Four rockets were launched from Syria toward the Israeli-controlled Golan Heights at dawn on Tuesday, setting off air-raid sirens but causing no harm, according to the Israeli military.
The military said that the incoming fire was intercepted by Israel’s Iron Dome air defense system and that it appeared no rockets had fallen on the Israeli-controlled side of the line.
It was not immediately clear if the rocket fire from Syria was meant as a surprise attack or came in response to Israeli activity across its northern frontier. Around the same time as the rocket launches, Sana, the official Syrian news agency, reported that explosions were heard in the vicinity of the Damascus airport.
An Israeli military spokeswoman had no comment on the report from Syria.
After decades of quiet, there have been occasional exchanges of fire across the old Israeli-Syrian armistice line as Israel has worked, mostly clandestinely, to curb Iran’s growing influence in Syria, largely under cover of the chaos of Syria’s civil war.
Abandoning years of ambiguity over Israeli involvement in specific attacks, Prime Minister Benjamin Netanyahu acknowledged early this year that Israeli forces had attacked Iranian weapons warehouses at Damascus International Airport.
Israel’s shadow war against Iran became even more public this summer when it carried out a series of strikes in the region, including one that killed two Iranian-trained militants in Syria who Israel said were preparing to dispatch armed drones to attack it.
The latest tensions in the north came days after a flare-up across Israel’s border with Gaza to the south.
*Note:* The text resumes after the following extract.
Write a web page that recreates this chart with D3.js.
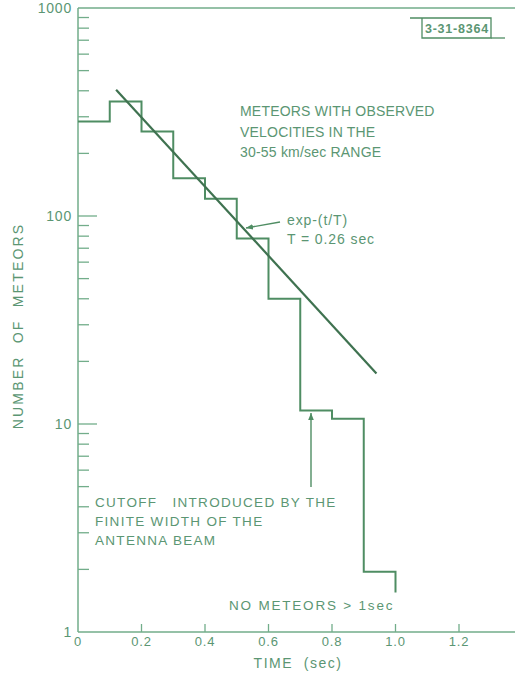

Palestinian militants from Islamic Jihad fired hundreds of rockets into Israel, and Israeli warplanes struck targets in Gaza, in a two-day clash set off by Israel’s killing of a senior Islamic Jihad commander there in a surprise airstrike.
The Syrian authorities and Islamic Jihad also blamed Israel for another, almost simultaneous, missile attack on the Damascus home of Akram al-Ajouri, describing him as a member of the group’s political bureau in Syria. Mr. al-Ajouri survived the attack, but his son and another person were reported killed in the strike. Maintaining its more customary silence in an effort to avoid retaliation, Israel neither claimed nor denied responsibility for that attack.